GAIL Limited (GAIL.NS) - SWOT Analysis: Threats
Private players like Reliance Industries and Adani Total Gas are aggressively expanding across the gas value chain. Open access regulations allow competitors to use GAIL's pipelines to transport their own gas, increasing the risk of market share erosion in high-margin industrial marketing. Private entrants typically exhibit faster decision cycles and flexible bulk pricing, compressing margins in city gas distribution (CGD) bids and new geographic areas. In 2023-24 multiple CGD auctions reported bid prices 8-15% below historical incumbent tariffs, indicating margin pressure.
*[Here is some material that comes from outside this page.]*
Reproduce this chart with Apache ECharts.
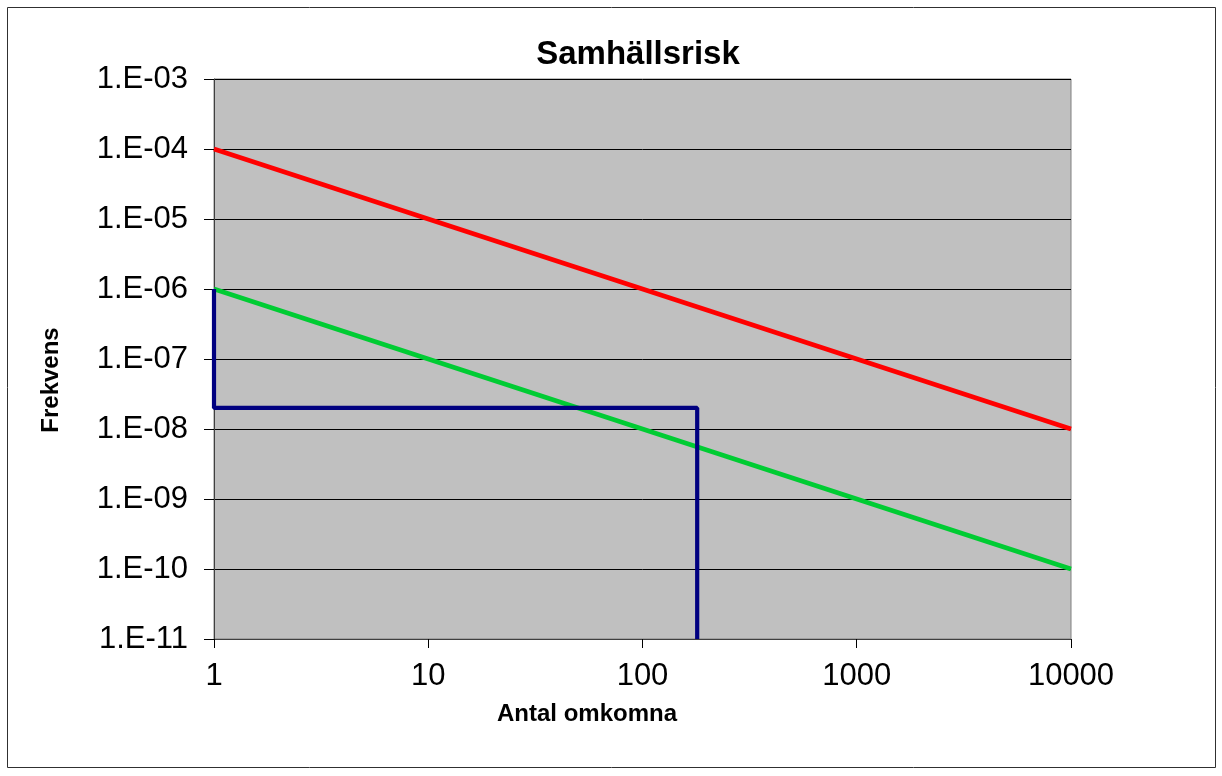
<!DOCTYPE html>
<html>
<head>
<meta charset="utf-8">
<script src="https://cdn.jsdelivr.net/npm/echarts@6/dist/echarts.min.js"></script>
<style>
html,body{margin:0;padding:0;background:#fff;}
#c{width:1222px;height:776px;}
</style>
</head>
<body>
<div id="c"></div>
<script>
const titleText = 'Samhällsrisk';
const xName = 'Antal omkomna';
const yName = 'Frekvens';
const xMin = 1, xMax = 10000;
const yMin = 1e-11, yMax = 1e-3;
// Red line (upper criterion)
const redX = [1, 10000];
const redY = [1e-4, 1e-8];
// Green line (lower criterion)
const greenX = [1, 10000];
const greenY = [1e-6, 1e-10];
// Blue step curve (computed risk)
const blueX = [1, 1, 180, 180];
const blueY = [1e-6, 2e-8, 2e-8, 1e-11];

const FONT = '"Liberation Sans", Arial, sans-serif';
const zip = (xs, ys) => xs.map((x, i) => [x, ys[i]]);

function yLabel(v) {
  const e = Math.round(Math.log10(v));
  return '1.E' + (e < 0 ? '-' : '+') + String(Math.abs(e)).padStart(2, '0');
}

const chart = echarts.init(document.getElementById('c'), null, {renderer: 'canvas'});
chart.setOption({
  backgroundColor: '#ffffff',
  animation: false,
  grid: {
    left: 214, top: 79, right: 151, bottom: 137,
    show: true, backgroundColor: '#c0c0c0', borderColor: '#808080', borderWidth: 1,
    containLabel: false
  },
  xAxis: {
    type: 'log', logBase: 10, min: xMin, max: xMax, splitNumber: 4,
    axisLine: {show: true, onZero: false, lineStyle: {color: '#404040', width: 1}},
    axisTick: {show: true, inside: false, length: 9, lineStyle: {color: '#000'}},
    axisLabel: {color: '#000', fontFamily: FONT, fontSize: 31, margin: 22,
      formatter: v => String(Math.round(v))},
    splitLine: {show: false}
  },
  yAxis: {
    type: 'log', logBase: 10, min: yMin, max: yMax, splitNumber: 8,
    axisLine: {show: true, onZero: false, lineStyle: {color: '#404040', width: 1}},
    axisTick: {show: true, inside: false, length: 10, lineStyle: {color: '#000'}},
    axisLabel: {color: '#000', fontFamily: FONT, fontSize: 31, margin: 26, formatter: yLabel},
    splitLine: {show: true, showMaxLine: false, showMinLine: false, lineStyle: {color: '#000', width: 1}}
  },
  series: [
    {type: 'line', data: zip(redX, redY), symbol: 'none', lineStyle: {color: '#ff0000', width: 4.6}, z: 3},
    {type: 'line', data: zip(greenX, greenY), symbol: 'none', lineStyle: {color: '#00cc33', width: 4.6}, z: 3},
    {type: 'line', data: zip(blueX, blueY), symbol: 'none', lineStyle: {color: '#000080', width: 4.2}, z: 4}
  ],
  graphic: [
    {type: 'rect', shape: {x: 7.5, y: 7.5, width: 1208, height: 760},
      style: {fill: 'none', stroke: '#303030', lineWidth: 1}, z: 0, silent: true},
    {type: 'text', x: 638, y: 55, style: {text: titleText, font: 'bold 33px ' + FONT,
      fill: '#000', textAlign: 'center', textVerticalAlign: 'middle'}},
    {type: 'text', x: 587, y: 714, style: {text: xName, font: 'bold 24px ' + FONT,
      fill: '#000', textAlign: 'center', textVerticalAlign: 'middle'}},
    {type: 'text', x: 51, y: 380, rotation: Math.PI / 2, style: {text: yName, font: 'bold 24px ' + FONT,
      fill: '#000', textAlign: 'center', textVerticalAlign: 'middle'}}
  ]
});
</script>
</body>
</html>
GAIL's domestic market share in natural gas transmission was estimated at ~70% in 2023, but pipeline utilization and customer retention are under threat from increased competitive capacity.
| Threat | Competitive Dynamics | Recent Indicator |
|---|---|---|
| Private energy expansion | Entry across CGD, LNG, retail CNG | CGD bid prices down 8-15% vs incumbents (2023) |
| Open access | Third-party pipeline use increases price competition | 20-30% of trunk pipeline capacity offered under open access (2022-24) |
| Loss of industrial customers | Flexible pricing by private players for bulk contracts | Industrial contract churn up to 5-7% in select segments (recent tenders) |
Geopolitical tensions in the Middle East, Eastern Europe and the Red Sea corridor threaten LNG supply continuity and price stability. A significant portion of India's long‑term LNG contracts originate from the Middle East and the US; disruptions or force majeure events can trigger reliance on volatile spot markets where LNG prices can spike multiples of contract prices. Spot LNG averaged ~USD 12-18/MMBtu in the 2021-2023 period, with peaks above USD 40/MMBtu during crisis episodes. Increased insurance and voyage times for tankers transiting high-risk regions raise landed cost of LNG by an estimated 5-15% in stress scenarios.
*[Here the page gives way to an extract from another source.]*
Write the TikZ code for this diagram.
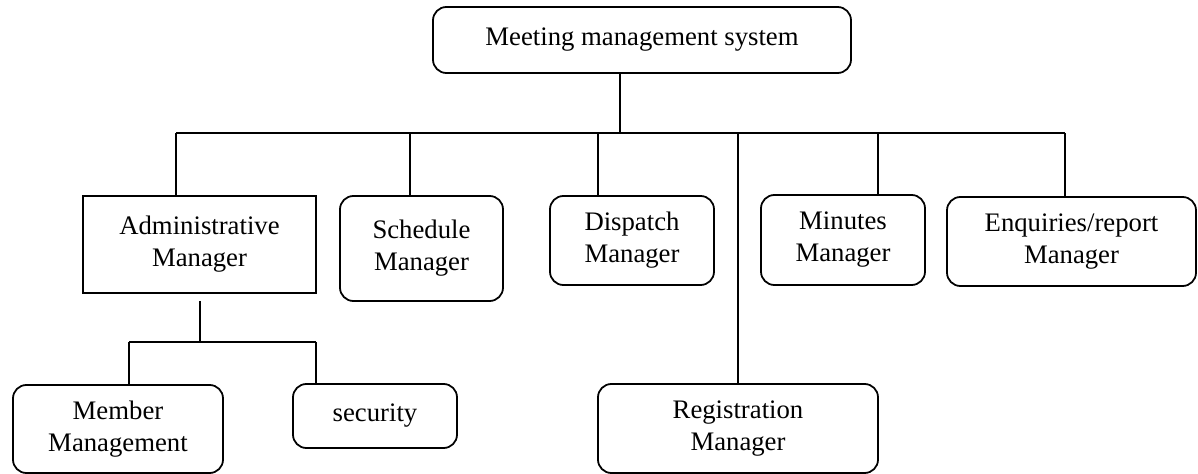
\documentclass[tikz,border=0pt]{standalone}
\usepackage{fontspec}
\setmainfont{Liberation Serif}

\begin{document}
\begin{tikzpicture}[
		x=0.449pt, y=-0.449pt,
		base/.style = {draw, line width=0.8pt, font=\fontsize{12}{14.4}\selectfont, align=center, inner sep=0pt},
		node/.style = {rectangle, base},
		rnode/.style = {rectangle, rounded corners=6pt, base},
		dims/.style 2 args = {minimum width=#1*0.449pt, minimum height=#2*0.449pt},
		link/.style = {line width=0.8pt}
		]
		\useasboundingbox (0,0) rectangle (1198,474);
		\node (sys) [rnode, dims={418}{66}] at (642,40) {Meeting management system};
		\node (admin) [node, dims={233}{97}] at (199.5,244.5) {Administrative\\Manager};
		\node (sched) [rnode, dims={163}{105}] at (421.5,248.5) {Schedule\\Manager};
		\node (disp) [rnode, dims={164}{89}] at (632,240.5) {Dispatch\\Manager};
		\node (minut) [rnode, dims={164}{90}] at (843,240) {Minutes\\Manager};
		\node (enq) [rnode, dims={249}{89}] at (1071.5,241.5) {Enquiries/report\\Manager};
		\node (reg) [rnode, dims={280}{89}] at (738,428.5) {Registration\\Manager};
		\node (member) [rnode, dims={210}{88}] at (118,429) {Member\\Management};
		\node (secur) [rnode, dims={164}{64}] at (375,416) {security};
		
		\coordinate (jsys) at (620,133);
		\foreach \n/\x in {admin/176, sched/410, disp/598, reg/738, minut/878, enq/1065}{
			\coordinate (j\n) at (\x,133);
			\draw[link] (j\n) -- (j\n |- \n.north);
		}
		\draw[link] (sys.south -| jsys) -- (jsys);
		\draw[link] (jadmin) -- (jenq);
		
		\coordinate (kstart) at (200,301);
		\coordinate (kadmin) at (200,342);
		\coordinate (kmember) at (129,342);
		\coordinate (ksecur) at (316,342);
		\draw[link] (kstart) -- (kadmin);
		\draw[link] (kmember) -- (ksecur);
		\draw[link] (kmember) -- (kmember |- member.north);
		\draw[link] (ksecur) -- (ksecur |- secur.north);
	\end{tikzpicture}
\end{document}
| Risk Element | Exposure | Quantified Impact |
|---|---|---|
| Concentration of suppliers | ~40-60% of long-term volumes from geopolitically sensitive regions | Spot purchases can increase procurement cost by 50-200% vs contract price |
| Transit disruption | Red Sea/Strait of Hormuz instability | Transit delays + insurance premium increase of 5-15% |
| Contract breach | Supplier force majeure risk | Industrial shutdown risk; revenue loss per day varies by customer - up to INR 50-200 million for large industrial users |
The Indian government's EV target of 30% penetration by 2030 and rapidly falling battery costs threaten long-term CNG demand. Transport historically accounts for a substantial portion of CGD volume growth - in many GAIL‑served geographies transport contributed 25-40% of incremental volumes in the past five years. If EV adoption accelerates beyond current forecasts (e.g., >30% by 2030), CNG volume CAGR could slow from mid-single digits to low-single digits or decline in certain urban corridors, reducing utilization of retail assets and risking stranded CNG stations.
- Current estimates: transport segment accounted for ~30% of GAIL's retail volumes (2023).
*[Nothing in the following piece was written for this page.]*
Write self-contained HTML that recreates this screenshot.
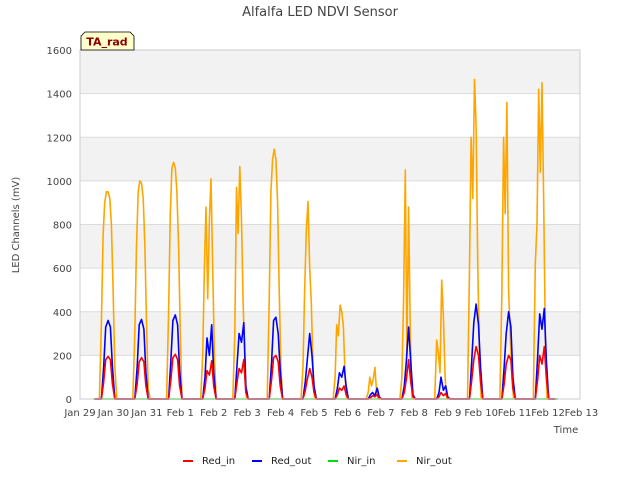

- EV battery cost decline: ~85% reduction since 2010; parity expected for many segments by 2027-2030.
- Potential stranded asset exposure: up to 20-35% of retail network capacity in worst-case accelerated EV adoption scenarios.
Stringent environmental and climate regulations, including potential carbon pricing, methane emission controls and accelerated fossil‑fuel phase‑down, pose compliance and financial risks. GAIL has announced a target of net zero operational emissions by 2040; achieving this will likely require investments in carbon capture, utilization and storage (CCUS), electrification of operations and methane leak detection systems. Estimated capex to meet these targets could run into hundreds of billions of INR over the 2025-2040 period, depending on technology choices and regulatory timelines.
| Regulatory Aspect | Potential Cost | Timing/Notes |
|---|---|---|
| Carbon price / tax | Impact scenario: INR 200-1,000/ton CO2e on operating costs | Implementation timeline uncertain; could be phased in 2025-2035 |
| Methane detection & repair | Incremental opex + capex: 2-5% of operating expenses | Sensor networks, continuous monitoring deployment 2024-2030 |
| CCUS investments | Capex scale: INR 10-100+ billion per large project | Dependent on technology maturity and policy incentives |
Substitution by low-cost renewables and green fuels threatens demand from power and industrial customers. Solar and wind tariffs in India have fallen to below INR 2.50/kWh in auctions, and corporate buyers increasingly procure direct renewable power plus battery storage. Industrial users are switching from gas-fired boilers to electric heating and heat pumps; long‑duration storage and falling green hydrogen costs could substitute natural gas in hard-to-abate sectors like steel and fertilizers over the next decade. Scenario analysis suggests that if green hydrogen reaches USD 2-3/kg by 2030, a portion of industrial gas demand (potentially 10-25% in vulnerable sub-sectors) could be at risk.
- Power generation competitiveness: renewables + storage LCOE below gas peaking costs in many regions.
- Industrial substitution risk: 10-25% of current industrial gas demand vulnerable to electrification/green H2 by 2030-2040.
- Price sensitivity: sustained low renewable tariffs cap gas pricing power and growth.
Key mitigation imperatives for GAIL include diversified LNG sourcing (increase shorter‑tenor and spot-flexible contracts), commercial flexibility to compete with private players (dynamic pricing, faster bid response), accelerated investments in decarbonization technologies and development of new value streams (renewable gas, hydrogen, CCUS, gas‑to‑power integration). Quantitatively, reducing supplier concentration to below 40% from any single region and targeting pipeline third‑party tariff structures that preserve minimum viability of legacy assets would lower the probability and impact of the threats described above.